Indeed, if it was "Islam" that was what made "Granada" and "Cordoba", it seems curious that such "Islamic innovation" failed to take root much earlier in the Arabian peninsula, where of course Islam had been born, and where it had existed unchallenged for much longer than it did in Spain . . .

But it didn't happen in Arabia because "Islam" wasn't THE reason. Like Averroes, other Muslim scholars, such as Ibn Sina (Avicenna) succeeded mostly in spite of the strictures of Islam, not because of them...

And yes, such thinkers did have an impact outside the "Muslim world". But NOT because they were having Islamic thoughts. It was because they were "thinking". So neither Averroes' philosophy nor Cordoba's "diversity" were Islamic. There were far more important non-dogmatic reasons for the emergence of such "splendid examples of unprecedented human advancement".

And as the 1910 Catholic Encyclopedia points out:

...In matters political Islam is a system of despotism at home and aggression abroad. The Prophet commanded absolute submission to the imâm. In no case was the sword to be raised against him. The rights of non-Moslem subjects are of the vaguest and most limited kind, and a religious war is a sacred duty whenever there is a chance of success against the "Infidel"...

Nasty stuff dogma like that, but absolutely necessary to bear in mind.
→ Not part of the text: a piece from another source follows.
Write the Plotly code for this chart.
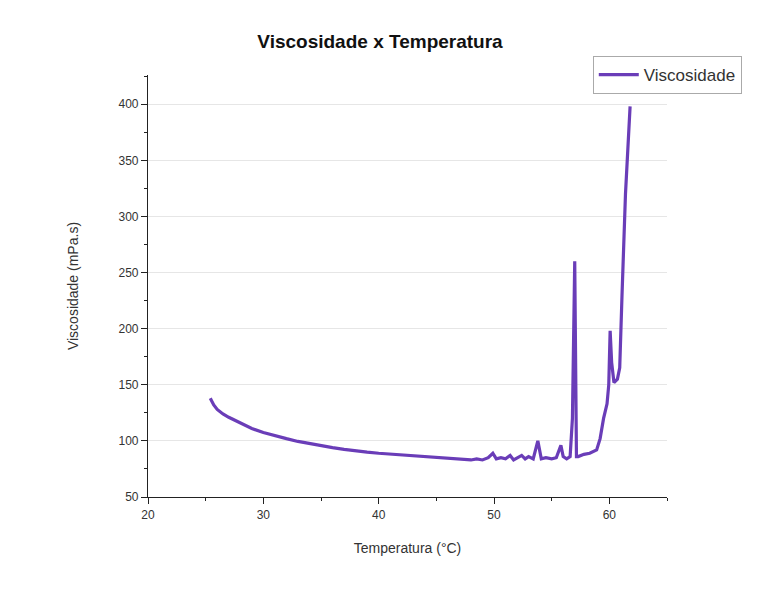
import plotly.graph_objects as go

temperatura = [25.4, 25.7, 26.0, 26.5, 27, 28, 29, 30, 31, 32, 33, 34, 35, 36, 37, 38, 39, 40,
               41, 42, 43, 44, 45, 46, 47, 48, 48.5, 49.0, 49.5, 49.9, 50.2, 50.6, 51.0, 51.4,
               51.7, 52.0, 52.4, 52.7, 53.0, 53.4, 53.8, 54.1, 54.5, 55.0, 55.4, 55.8, 56.0,
               56.3, 56.6, 56.8, 57.0, 57.15, 57.3, 57.8, 58.3, 58.9, 59.2, 59.5, 59.8, 59.95,
               60.07, 60.2, 60.4, 60.7, 60.9, 61.1, 61.4, 61.8]
viscosidade = [138, 132, 128, 124, 121, 116, 111, 107.5, 104.5, 102, 99.5, 97.5, 95.5, 94, 92.5,
               91, 90, 89, 88.3, 87.6, 86.8, 86, 85.2, 84.5, 83.8, 83, 84, 83, 85, 89, 84, 85,
               84, 87, 83, 85, 87, 84, 86, 84, 100, 84, 85, 84, 85, 96, 86, 84, 86, 120, 260,
               86, 86, 88, 89, 92, 102, 120, 133, 150, 198, 170, 152, 155, 165, 230, 320, 398]

x_ticks = [20, 30, 40, 50, 60]
y_ticks = [50, 100, 150, 200, 250, 300, 350, 400]

fig = go.Figure()
fig.add_trace(go.Scatter(
    x=temperatura, y=viscosidade, mode="lines", name="Viscosidade",
    line=dict(color="#6a3db8", width=3.2),
))

fig.update_layout(
    width=760, height=590,
    margin=dict(l=148, r=93, t=75, b=93),
    paper_bgcolor="white", plot_bgcolor="white",
    font=dict(family="Liberation Sans, Arial, sans-serif", color="#333333", size=12),
    title=dict(text="<b>Viscosidade x Temperatura</b>", x=0.5, xanchor="center",
               y=0.93, yanchor="middle", font=dict(size=19, color="#111111")),
    showlegend=True,
    legend=dict(x=0.857, y=1.045, xanchor="left", yanchor="top",
                bordercolor="#aaaaaa", borderwidth=1, bgcolor="white",
                font=dict(size=17, color="#333333"), itemwidth=40,
                tracegroupgap=0),
)
fig.update_xaxes(
    range=[20, 65], tickvals=x_ticks, ticks="outside", ticklen=6, tickcolor="#222",
    showline=True, linecolor="#222", linewidth=1.2, showgrid=False, zeroline=False,
    minor=dict(dtick=5, ticks="outside", ticklen=3, tickcolor="#222"),
    title=dict(text="Temperatura (°C)", font=dict(size=14, color="#333333"), standoff=22),
    tickfont=dict(size=12),
)
fig.update_yaxes(
    range=[50, 426], tickvals=y_ticks, ticks="outside", ticklen=6, tickcolor="#222",
    showline=True, linecolor="#222", linewidth=1.2, showgrid=True, gridcolor="#e6e6e6",
    zeroline=False,
    minor=dict(dtick=25, ticks="outside", ticklen=3, tickcolor="#222", showgrid=False),
    title=dict(text="Viscosidade (mPa.s)", font=dict(size=14, color="#333333"), standoff=36),
    tickfont=dict(size=12),
)

fig.write_html("out.html")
However, as a Roman Catholic, I well understand too that it was the mostly non-Catholic, irreligious Western Enlightenment of the Jeffersons of the world which has helped make today's Western religious freedom and tolerance (which we all seem to take for granted) possible. As Muslims living in those countries, it might be helpful if Mr Altikriti and many others came to realize that, too.

_____________________________

All of that is merely debate-fodder, though. In practical current terms, no matter what, given what we continue to hear about the too often frightening nature of much "Muslim opinion" in Britain and other Western societies especially, all the "Islam expos" in the world seem rather unlikely even to dent Islam's increasingly poor PR in non-Islamic countries. The end of hyper-dogmatic, Islam-citing, Koran-verse-repeating, suicide bombers would likely accomplish much more in that respect.